'''
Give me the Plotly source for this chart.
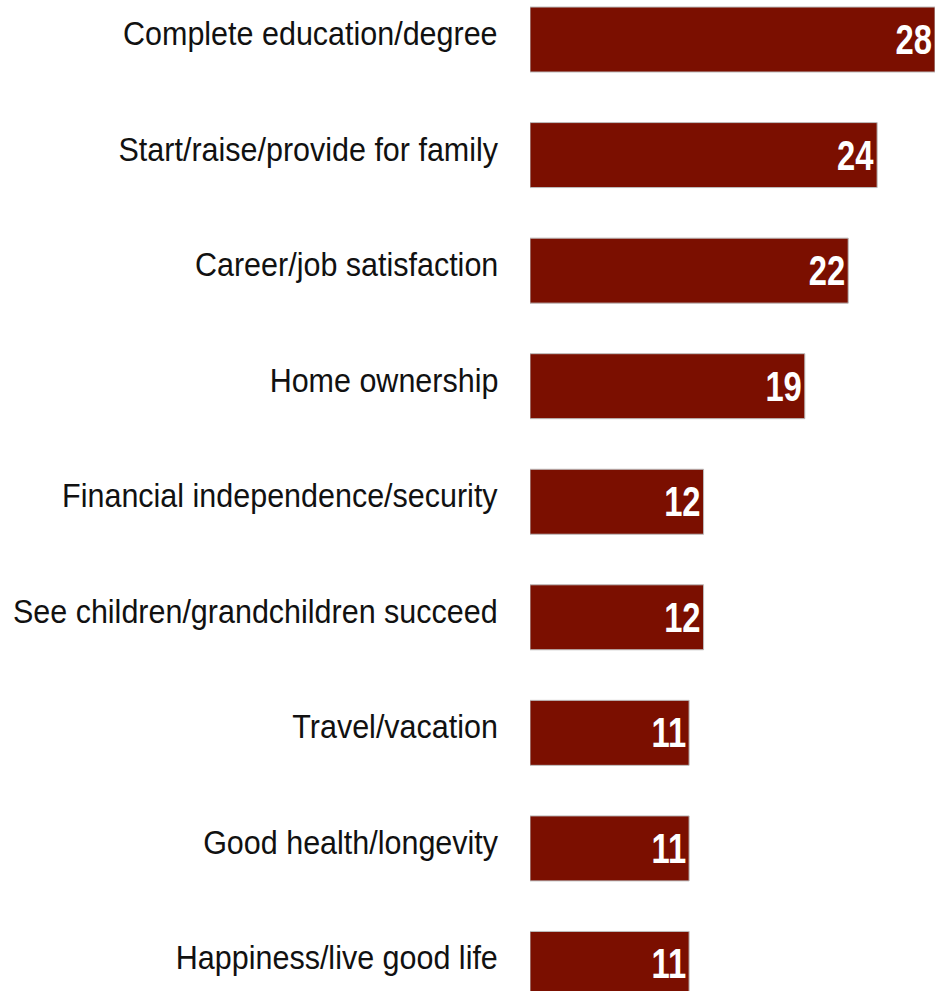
import plotly.graph_objects as go

# Life goals, share of respondents (%)
categories = [
    "Complete education/degree",
    "Start/raise/provide for family",
    "Career/job satisfaction",
    "Home ownership",
    "Financial independence/security",
    "See children/grandchildren succeed",
    "Travel/vacation",
    "Good health/longevity",
    "Happiness/live good life",
]
values = [28, 24, 22, 19, 12, 12, 11, 11, 11]

BAR_COLOR = "#7B0F00"
LABEL_FONT = "Liberation Sans, Arial, sans-serif"

fig = go.Figure(
    go.Bar(
        x=values,
        y=categories,
        orientation="h",
        width=0.5625,
        marker=dict(color=BAR_COLOR, line=dict(color="#BDBDBD", width=1)),
        text=[str(v) for v in values],
        textposition="inside",
        insidetextanchor="end",
        textangle=0,
        textfont=dict(family=LABEL_FONT, size=42, color="white", weight="bold"),
        cliponaxis=False,
    )
)

# Category labels drawn as right-aligned annotations left of the bars
for cat in categories:
    fig.add_annotation(
        x=0,
        xref="paper",
        y=cat,
        yref="y",
        xanchor="right",
        yanchor="middle",
        align="right",
        xshift=-30,
        yshift=6,
        showarrow=False,
        text=cat,
        font=dict(family=LABEL_FONT, size=33.5, color="#111111"),
    )

fig.update_layout(
    width=936,
    height=991,
    margin=dict(l=530, r=1, t=0, b=0),
    paper_bgcolor="white",
    plot_bgcolor="white",
    showlegend=False,
    xaxis=dict(
        range=[0, 28],
        visible=False,
        fixedrange=True,
    ),
    yaxis=dict(
        type="category",
        categoryorder="array",
        categoryarray=categories,
        range=[8.234, -0.342],
        automargin=False,
        showgrid=False,
        zeroline=False,
        showline=False,
        showticklabels=False,
        ticks="",
    ),
)

# Condensed type: squeeze the value labels and category labels horizontally
condense_text = """
var gd = document.getElementsByClassName('plotly-graph-div')[0];
function squeeze(t, f, keepRight) {
  if (t.getAttribute('data-condensed')) return;
  var w = t.getComputedTextLength();
  var nw = w * f;
  t.setAttribute('textLength', nw.toFixed(2));
  t.setAttribute('lengthAdjust', 'spacingAndGlyphs');
  if (keepRight) {
    var x0 = parseFloat(t.getAttribute('x') || '0');
    t.setAttribute('x', (x0 + (w - nw) / 2).toFixed(2));
  }
  t.setAttribute('data-condensed', '1');
}
function condense() {
  gd.querySelectorAll('text.bartext').forEach(function (t) { squeeze(t, 0.78, true); });
  gd.querySelectorAll('text.annotation-text').forEach(function (t) { squeeze(t, 0.91, false); });
}
condense();
gd.on('plotly_afterplot', condense);
"""

fig.write_html("out.html", post_script=condense_text)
'''
(PROBLEM TO SOLVE): Repeat the material above in full and exactly, apart from the pictures.

(OUTPUT OF THE EXERCISE):
Give me the Plotly source for this chart.
import plotly.graph_objects as go

# Life goals, share of respondents (%)
categories = [
    "Complete education/degree",
    "Start/raise/provide for family",
    "Career/job satisfaction",
    "Home ownership",
    "Financial independence/security",
    "See children/grandchildren succeed",
    "Travel/vacation",
    "Good health/longevity",
    "Happiness/live good life",
]
values = [28, 24, 22, 19, 12, 12, 11, 11, 11]

BAR_COLOR = "#7B0F00"
LABEL_FONT = "Liberation Sans, Arial, sans-serif"

fig = go.Figure(
    go.Bar(
        x=values,
        y=categories,
        orientation="h",
        width=0.5625,
        marker=dict(color=BAR_COLOR, line=dict(color="#BDBDBD", width=1)),
        text=[str(v) for v in values],
        textposition="inside",
        insidetextanchor="end",
        textangle=0,
        textfont=dict(family=LABEL_FONT, size=42, color="white", weight="bold"),
        cliponaxis=False,
    )
)

# Category labels drawn as right-aligned annotations left of the bars
for cat in categories:
    fig.add_annotation(
        x=0,
        xref="paper",
        y=cat,
        yref="y",
        xanchor="right",
        yanchor="middle",
        align="right",
        xshift=-30,
        yshift=6,
        showarrow=False,
        text=cat,
        font=dict(family=LABEL_FONT, size=33.5, color="#111111"),
    )

fig.update_layout(
    width=936,
    height=991,
    margin=dict(l=530, r=1, t=0, b=0),
    paper_bgcolor="white",
    plot_bgcolor="white",
    showlegend=False,
    xaxis=dict(
        range=[0, 28],
        visible=False,
        fixedrange=True,
    ),
    yaxis=dict(
        type="category",
        categoryorder="array",
        categoryarray=categories,
        range=[8.234, -0.342],
        automargin=False,
        showgrid=False,
        zeroline=False,
        showline=False,
        showticklabels=False,
        ticks="",
    ),
)

# Condensed type: squeeze the value labels and category labels horizontally
condense_text = """
var gd = document.getElementsByClassName('plotly-graph-div')[0];
function squeeze(t, f, keepRight) {
  if (t.getAttribute('data-condensed')) return;
  var w = t.getComputedTextLength();
  var nw = w * f;
  t.setAttribute('textLength', nw.toFixed(2));
  t.setAttribute('lengthAdjust', 'spacingAndGlyphs');
  if (keepRight) {
    var x0 = parseFloat(t.getAttribute('x') || '0');
    t.setAttribute('x', (x0 + (w - nw) / 2).toFixed(2));
  }
  t.setAttribute('data-condensed', '1');
}
function condense() {
  gd.querySelectorAll('text.bartext').forEach(function (t) { squeeze(t, 0.78, true); });
  gd.querySelectorAll('text.annotation-text').forEach(function (t) { squeeze(t, 0.91, false); });
}
condense();
gd.on('plotly_afterplot', condense);
"""

fig.write_html("out.html", post_script=condense_text)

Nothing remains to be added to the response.